The segment with the best recent record – local equities – remains the poor relation.

The “perversity of recent numbers” has prompted STANLIB, to launch an education drive to alert risk-averse investors to capital-protected, equity-based alternatives to the money-market.

Says Sean Segar, head of Product Development at STANLIB: “The market correction in the year, leading up to Easter 2003, which saw about one third of the value of the JSE Securities exchange wiped out – scared off many equity investors.

The tide turned in the 12 months to Easter 2004 when some local equity funds recorded gains of 50%-plus. Yet the flight to money market ‘safety’ continued.

Figures from ACI (Association of Collective Investments), at the 31st March 2004, show that money market products account for 38(%) of the local collective investment scheme market or R85 billion in hard cash. 

Gross sales of the Money Market Funds in the first quarter of 2004 were 68% of total industry flows.

Domestic Equity-based products – once kings of the market – now account for just 27(%). “It’s a mismatch. The numbers look perverse, yet in a strange way it’s understandable,” says Segar.

He points to several factors keeping investors on the sidelines:

  • The feeling among some cash-focused investors that they missed the big equity upsurge and it’s no use chasing last year’s opportunity. Nervousness stemming from political factors like Iraq and the war on terror.
  • The surge in oil prices and memories of the slump during the last oil crisis in the late ‘70s.
  • Belief that interest rates will rise as oil-fired inflation sets in, creating improved yields in a safe haven like the money market.
  • Having been burned by volatile equities – “once bitten, twice shy”.

In previous market cycles this would keep any risk-conscious investor out the market. The difference is that in the last year a new generation of equity-based investments was introduced by wealth product developers like STANLIB.

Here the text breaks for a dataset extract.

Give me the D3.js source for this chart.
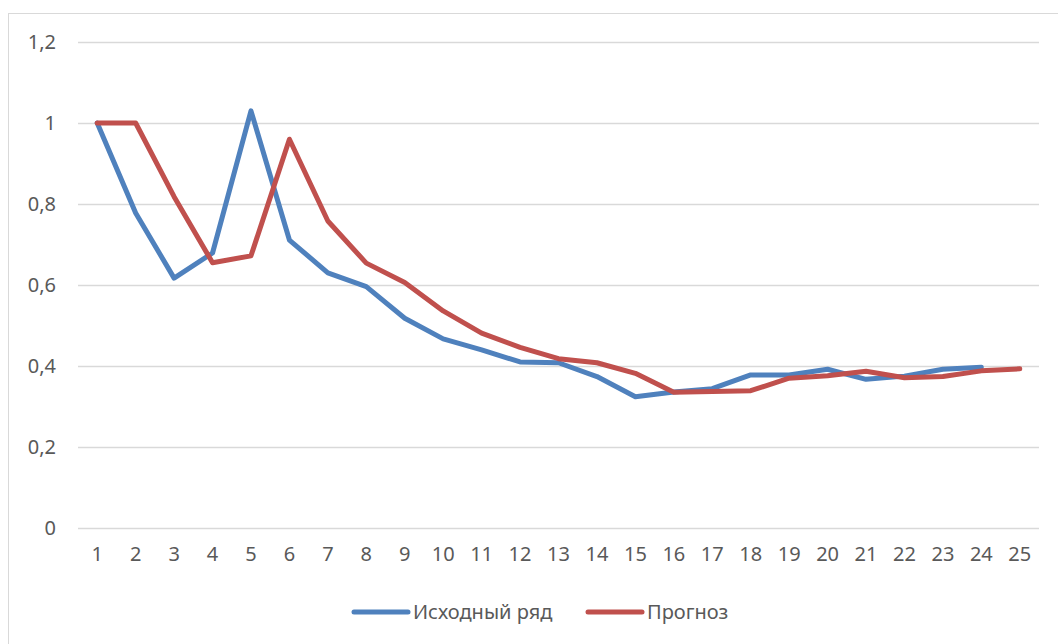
<!DOCTYPE html>
<html>
<head>
<meta charset="utf-8">
<script src="https://cdn.jsdelivr.net/npm/d3@7"></script>
<style>
  html, body { margin: 0; padding: 0; background: #fff; }
  svg { display: block; }
</style>
</head>
<body>
<svg id="chart" width="1058" height="644"></svg>
<script>
// Chart data
const categories = d3.range(1, 26).map(String);
const original = [1.0, 0.778, 0.617, 0.679, 1.030, 0.711, 0.630, 0.596, 0.518, 0.467,
  0.440, 0.410, 0.408, 0.374, 0.324, 0.336, 0.344, 0.378, 0.378, 0.392,
  0.367, 0.375, 0.392, 0.397, null];
const forecast = [1.0, 1.0, 0.818, 0.655, 0.672, 0.960, 0.758, 0.654, 0.606, 0.536,
  0.481, 0.446, 0.418, 0.408, 0.382, 0.335, 0.337, 0.339, 0.370, 0.376,
  0.387, 0.371, 0.374, 0.388, 0.393];
const yTicks = [0, 0.2, 0.4, 0.6, 0.8, 1, 1.2];

const series = [
  { name: 'Исходный ряд', values: original, color: '#4f81bd' },
  { name: 'Прогноз', values: forecast, color: '#c0504d' }
];

const svg = d3.select('#chart');
const font = '"Noto Sans", sans-serif';
const fontSize = '20px';
const textColor = '#595959';
const plot = { left: 78, right: 1039, top: 42, bottom: 528 };

// outer chart frame (cropped on right and bottom)
svg.append('rect')
  .attr('x', 8.5).attr('y', 13.5)
  .attr('width', 1100).attr('height', 700)
  .attr('fill', '#fff')
  .attr('stroke', '#d9d9d9').attr('stroke-width', 1);

const x = d3.scaleBand().domain(categories).range([plot.left, plot.right]);
const y = d3.scaleLinear().domain([0, 1.2]).range([plot.bottom, plot.top]);

// gridlines and y labels
const yAxis = d3.axisLeft(y)
  .tickValues(yTicks)
  .tickSize(-(plot.right - plot.left))
  .tickPadding(22)
  .tickFormat(d => String(d).replace('.', ','));

const gy = svg.append('g')
  .attr('transform', `translate(${plot.left},0)`)
  .call(yAxis);
gy.select('.domain').remove();
gy.selectAll('.tick line').attr('stroke', '#d9d9d9').attr('stroke-width', 1.5);
gy.selectAll('.tick text')
  .attr('fill', textColor)
  .style('font-family', font)
  .style('font-size', fontSize);

// x labels
const xAxis = d3.axisBottom(x).tickSize(0).tickPadding(19);
const gx = svg.append('g')
  .attr('transform', `translate(0,${plot.bottom})`)
  .call(xAxis);
gx.select('.domain').remove();
gx.selectAll('.tick text')
  .attr('fill', textColor)
  .style('font-family', font)
  .style('font-size', fontSize);

// lines
const line = d3.line()
  .defined(d => d.v !== null)
  .x(d => x(d.c) + x.bandwidth() / 2)
  .y(d => y(d.v));

series.forEach(s => {
  svg.append('path')
    .datum(categories.map((c, i) => ({ c, v: s.values[i] })))
    .attr('d', line)
    .attr('fill', 'none')
    .attr('stroke', s.color)
    .attr('stroke-width', 5)
    .attr('stroke-linejoin', 'round')
    .attr('stroke-linecap', 'round');
});

// legend
const legendX = [354, 588];
const legend = svg.append('g');
series.forEach((s, i) => {
  const g = legend.append('g').attr('transform', `translate(${legendX[i]},612)`);
  g.append('line')
    .attr('x1', 0).attr('x2', 54)
    .attr('stroke', s.color)
    .attr('stroke-width', 5)
    .attr('stroke-linecap', 'round');
  g.append('text')
    .attr('x', 59).attr('y', 7)
    .attr('fill', textColor)
    .style('font-family', font)
    .style('font-size', fontSize)
    .text(s.name);
});
</script>
</body>
</html>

“Over-commitment to the money market is a short-term, defensive strategy. After-tax the returns could be as low as 4%. By staying too long in defensive mode you could hurt your prospects of long-term capital growth.

This can be disastrous if you’re planning on a comfortable retirement in 10 or 20 years.

Health warning: remember to get the professional to advise you and your clients. This article should not construed to be advise.